Written request
Your task is to copy the listing exactly. Drop any pictures from the copy.

Information shown
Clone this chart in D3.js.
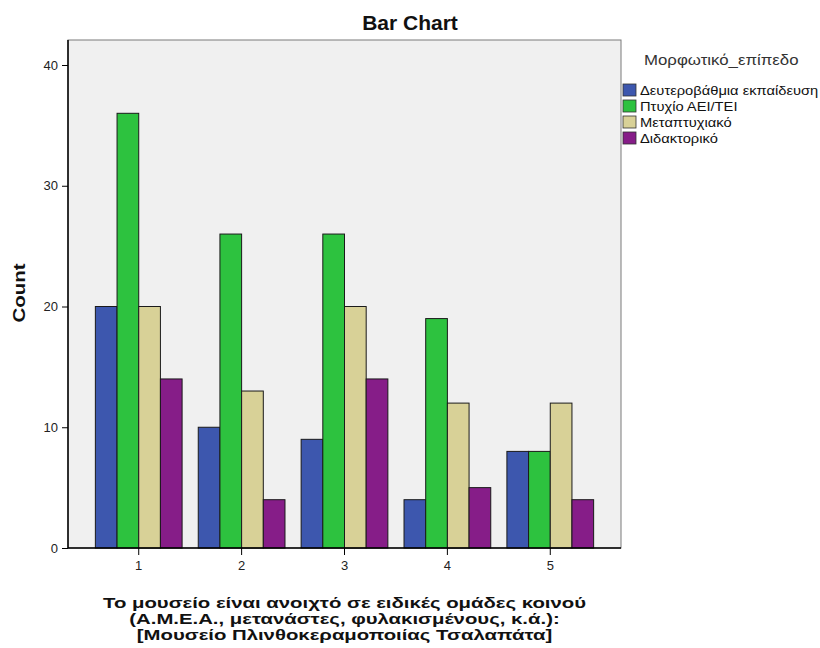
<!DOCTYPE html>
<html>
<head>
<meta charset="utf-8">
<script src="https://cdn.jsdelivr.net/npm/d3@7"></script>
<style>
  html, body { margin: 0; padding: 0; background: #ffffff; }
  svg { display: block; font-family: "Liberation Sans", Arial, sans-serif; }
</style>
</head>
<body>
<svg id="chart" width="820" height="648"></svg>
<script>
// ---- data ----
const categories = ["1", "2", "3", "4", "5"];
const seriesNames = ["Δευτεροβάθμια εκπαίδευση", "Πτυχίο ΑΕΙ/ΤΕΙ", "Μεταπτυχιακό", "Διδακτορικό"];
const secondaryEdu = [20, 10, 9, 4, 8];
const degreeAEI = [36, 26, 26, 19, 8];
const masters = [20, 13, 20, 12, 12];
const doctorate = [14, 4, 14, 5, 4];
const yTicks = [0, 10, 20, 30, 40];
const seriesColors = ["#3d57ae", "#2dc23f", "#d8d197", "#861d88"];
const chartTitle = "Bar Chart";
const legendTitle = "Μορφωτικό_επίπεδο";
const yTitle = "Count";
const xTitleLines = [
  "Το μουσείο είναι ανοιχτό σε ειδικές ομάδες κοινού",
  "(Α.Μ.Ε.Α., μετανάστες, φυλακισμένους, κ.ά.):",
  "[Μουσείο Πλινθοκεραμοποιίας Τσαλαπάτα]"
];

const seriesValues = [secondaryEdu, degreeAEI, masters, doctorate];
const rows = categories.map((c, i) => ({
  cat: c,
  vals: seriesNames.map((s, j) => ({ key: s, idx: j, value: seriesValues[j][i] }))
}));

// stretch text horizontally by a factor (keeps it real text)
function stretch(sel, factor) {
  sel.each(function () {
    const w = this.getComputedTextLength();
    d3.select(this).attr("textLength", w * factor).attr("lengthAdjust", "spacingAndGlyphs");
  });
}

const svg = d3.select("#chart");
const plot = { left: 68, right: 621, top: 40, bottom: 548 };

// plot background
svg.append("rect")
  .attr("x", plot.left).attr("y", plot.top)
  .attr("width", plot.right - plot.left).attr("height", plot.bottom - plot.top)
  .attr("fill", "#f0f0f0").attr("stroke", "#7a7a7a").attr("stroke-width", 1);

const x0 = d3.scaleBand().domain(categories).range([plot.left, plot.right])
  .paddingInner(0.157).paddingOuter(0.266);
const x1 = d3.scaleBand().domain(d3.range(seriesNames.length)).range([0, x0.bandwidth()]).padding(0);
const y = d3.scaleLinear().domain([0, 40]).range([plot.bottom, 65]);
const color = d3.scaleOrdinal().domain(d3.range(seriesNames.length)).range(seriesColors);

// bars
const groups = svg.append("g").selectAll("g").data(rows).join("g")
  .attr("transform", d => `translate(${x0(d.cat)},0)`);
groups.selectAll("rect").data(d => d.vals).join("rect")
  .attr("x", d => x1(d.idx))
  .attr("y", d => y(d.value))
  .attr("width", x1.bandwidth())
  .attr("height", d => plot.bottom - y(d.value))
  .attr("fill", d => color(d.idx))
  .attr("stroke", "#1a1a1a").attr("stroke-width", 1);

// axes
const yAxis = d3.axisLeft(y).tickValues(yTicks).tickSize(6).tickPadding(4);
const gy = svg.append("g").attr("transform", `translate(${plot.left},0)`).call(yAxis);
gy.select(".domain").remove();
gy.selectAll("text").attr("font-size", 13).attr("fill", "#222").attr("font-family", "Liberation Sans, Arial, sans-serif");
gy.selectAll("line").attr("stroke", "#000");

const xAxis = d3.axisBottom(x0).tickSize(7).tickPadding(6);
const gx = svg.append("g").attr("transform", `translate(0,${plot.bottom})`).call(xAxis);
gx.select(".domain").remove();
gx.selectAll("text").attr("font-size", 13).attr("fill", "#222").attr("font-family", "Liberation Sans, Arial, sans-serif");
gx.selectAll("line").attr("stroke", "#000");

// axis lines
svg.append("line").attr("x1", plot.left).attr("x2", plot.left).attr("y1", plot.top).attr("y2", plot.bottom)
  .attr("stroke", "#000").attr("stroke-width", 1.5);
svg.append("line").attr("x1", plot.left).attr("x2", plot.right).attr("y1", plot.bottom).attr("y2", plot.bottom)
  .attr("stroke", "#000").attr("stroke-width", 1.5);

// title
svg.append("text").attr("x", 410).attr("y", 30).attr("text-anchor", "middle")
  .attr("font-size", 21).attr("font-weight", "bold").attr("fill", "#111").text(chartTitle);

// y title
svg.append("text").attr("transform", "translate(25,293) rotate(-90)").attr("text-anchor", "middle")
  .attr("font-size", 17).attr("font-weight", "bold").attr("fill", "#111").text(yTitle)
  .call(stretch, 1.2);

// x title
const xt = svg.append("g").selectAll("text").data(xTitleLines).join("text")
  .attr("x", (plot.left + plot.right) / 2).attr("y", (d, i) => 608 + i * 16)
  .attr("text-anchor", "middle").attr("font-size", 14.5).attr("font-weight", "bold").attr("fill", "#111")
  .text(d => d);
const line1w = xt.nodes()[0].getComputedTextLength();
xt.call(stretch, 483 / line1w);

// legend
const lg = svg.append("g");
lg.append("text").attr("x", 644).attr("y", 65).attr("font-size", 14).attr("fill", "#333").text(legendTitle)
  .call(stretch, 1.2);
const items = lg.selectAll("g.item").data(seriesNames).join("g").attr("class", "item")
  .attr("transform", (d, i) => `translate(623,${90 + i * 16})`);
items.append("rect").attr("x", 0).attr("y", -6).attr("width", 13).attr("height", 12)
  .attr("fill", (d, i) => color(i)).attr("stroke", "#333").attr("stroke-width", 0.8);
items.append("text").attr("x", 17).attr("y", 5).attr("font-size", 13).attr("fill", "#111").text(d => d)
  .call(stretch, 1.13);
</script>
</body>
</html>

Solution for this task
Clone this chart in D3.js.
<!DOCTYPE html>
<html>
<head>
<meta charset="utf-8">
<script src="https://cdn.jsdelivr.net/npm/d3@7"></script>
<style>
  html, body { margin: 0; padding: 0; background: #ffffff; }
  svg { display: block; font-family: "Liberation Sans", Arial, sans-serif; }
</style>
</head>
<body>
<svg id="chart" width="820" height="648"></svg>
<script>
// ---- data ----
const categories = ["1", "2", "3", "4", "5"];
const seriesNames = ["Δευτεροβάθμια εκπαίδευση", "Πτυχίο ΑΕΙ/ΤΕΙ", "Μεταπτυχιακό", "Διδακτορικό"];
const secondaryEdu = [20, 10, 9, 4, 8];
const degreeAEI = [36, 26, 26, 19, 8];
const masters = [20, 13, 20, 12, 12];
const doctorate = [14, 4, 14, 5, 4];
const yTicks = [0, 10, 20, 30, 40];
const seriesColors = ["#3d57ae", "#2dc23f", "#d8d197", "#861d88"];
const chartTitle = "Bar Chart";
const legendTitle = "Μορφωτικό_επίπεδο";
const yTitle = "Count";
const xTitleLines = [
  "Το μουσείο είναι ανοιχτό σε ειδικές ομάδες κοινού",
  "(Α.Μ.Ε.Α., μετανάστες, φυλακισμένους, κ.ά.):",
  "[Μουσείο Πλινθοκεραμοποιίας Τσαλαπάτα]"
];

const seriesValues = [secondaryEdu, degreeAEI, masters, doctorate];
const rows = categories.map((c, i) => ({
  cat: c,
  vals: seriesNames.map((s, j) => ({ key: s, idx: j, value: seriesValues[j][i] }))
}));

// stretch text horizontally by a factor (keeps it real text)
function stretch(sel, factor) {
  sel.each(function () {
    const w = this.getComputedTextLength();
    d3.select(this).attr("textLength", w * factor).attr("lengthAdjust", "spacingAndGlyphs");
  });
}

const svg = d3.select("#chart");
const plot = { left: 68, right: 621, top: 40, bottom: 548 };

// plot background
svg.append("rect")
  .attr("x", plot.left).attr("y", plot.top)
  .attr("width", plot.right - plot.left).attr("height", plot.bottom - plot.top)
  .attr("fill", "#f0f0f0").attr("stroke", "#7a7a7a").attr("stroke-width", 1);

const x0 = d3.scaleBand().domain(categories).range([plot.left, plot.right])
  .paddingInner(0.157).paddingOuter(0.266);
const x1 = d3.scaleBand().domain(d3.range(seriesNames.length)).range([0, x0.bandwidth()]).padding(0);
const y = d3.scaleLinear().domain([0, 40]).range([plot.bottom, 65]);
const color = d3.scaleOrdinal().domain(d3.range(seriesNames.length)).range(seriesColors);

// bars
const groups = svg.append("g").selectAll("g").data(rows).join("g")
  .attr("transform", d => `translate(${x0(d.cat)},0)`);
groups.selectAll("rect").data(d => d.vals).join("rect")
  .attr("x", d => x1(d.idx))
  .attr("y", d => y(d.value))
  .attr("width", x1.bandwidth())
  .attr("height", d => plot.bottom - y(d.value))
  .attr("fill", d => color(d.idx))
  .attr("stroke", "#1a1a1a").attr("stroke-width", 1);

// axes
const yAxis = d3.axisLeft(y).tickValues(yTicks).tickSize(6).tickPadding(4);
const gy = svg.append("g").attr("transform", `translate(${plot.left},0)`).call(yAxis);
gy.select(".domain").remove();
gy.selectAll("text").attr("font-size", 13).attr("fill", "#222").attr("font-family", "Liberation Sans, Arial, sans-serif");
gy.selectAll("line").attr("stroke", "#000");

const xAxis = d3.axisBottom(x0).tickSize(7).tickPadding(6);
const gx = svg.append("g").attr("transform", `translate(0,${plot.bottom})`).call(xAxis);
gx.select(".domain").remove();
gx.selectAll("text").attr("font-size", 13).attr("fill", "#222").attr("font-family", "Liberation Sans, Arial, sans-serif");
gx.selectAll("line").attr("stroke", "#000");

// axis lines
svg.append("line").attr("x1", plot.left).attr("x2", plot.left).attr("y1", plot.top).attr("y2", plot.bottom)
  .attr("stroke", "#000").attr("stroke-width", 1.5);
svg.append("line").attr("x1", plot.left).attr("x2", plot.right).attr("y1", plot.bottom).attr("y2", plot.bottom)
  .attr("stroke", "#000").attr("stroke-width", 1.5);

// title
svg.append("text").attr("x", 410).attr("y", 30).attr("text-anchor", "middle")
  .attr("font-size", 21).attr("font-weight", "bold").attr("fill", "#111").text(chartTitle);

// y title
svg.append("text").attr("transform", "translate(25,293) rotate(-90)").attr("text-anchor", "middle")
  .attr("font-size", 17).attr("font-weight", "bold").attr("fill", "#111").text(yTitle)
  .call(stretch, 1.2);

// x title
const xt = svg.append("g").selectAll("text").data(xTitleLines).join("text")
  .attr("x", (plot.left + plot.right) / 2).attr("y", (d, i) => 608 + i * 16)
  .attr("text-anchor", "middle").attr("font-size", 14.5).attr("font-weight", "bold").attr("fill", "#111")
  .text(d => d);
const line1w = xt.nodes()[0].getComputedTextLength();
xt.call(stretch, 483 / line1w);

// legend
const lg = svg.append("g");
lg.append("text").attr("x", 644).attr("y", 65).attr("font-size", 14).attr("fill", "#333").text(legendTitle)
  .call(stretch, 1.2);
const items = lg.selectAll("g.item").data(seriesNames).join("g").attr("class", "item")
  .attr("transform", (d, i) => `translate(623,${90 + i * 16})`);
items.append("rect").attr("x", 0).attr("y", -6).attr("width", 13).attr("height", 12)
  .attr("fill", (d, i) => color(i)).attr("stroke", "#333").attr("stroke-width", 0.8);
items.append("text").attr("x", 17).attr("y", 5).attr("font-size", 13).attr("fill", "#111").text(d => d)
  .call(stretch, 1.13);
</script>
</body>
</html>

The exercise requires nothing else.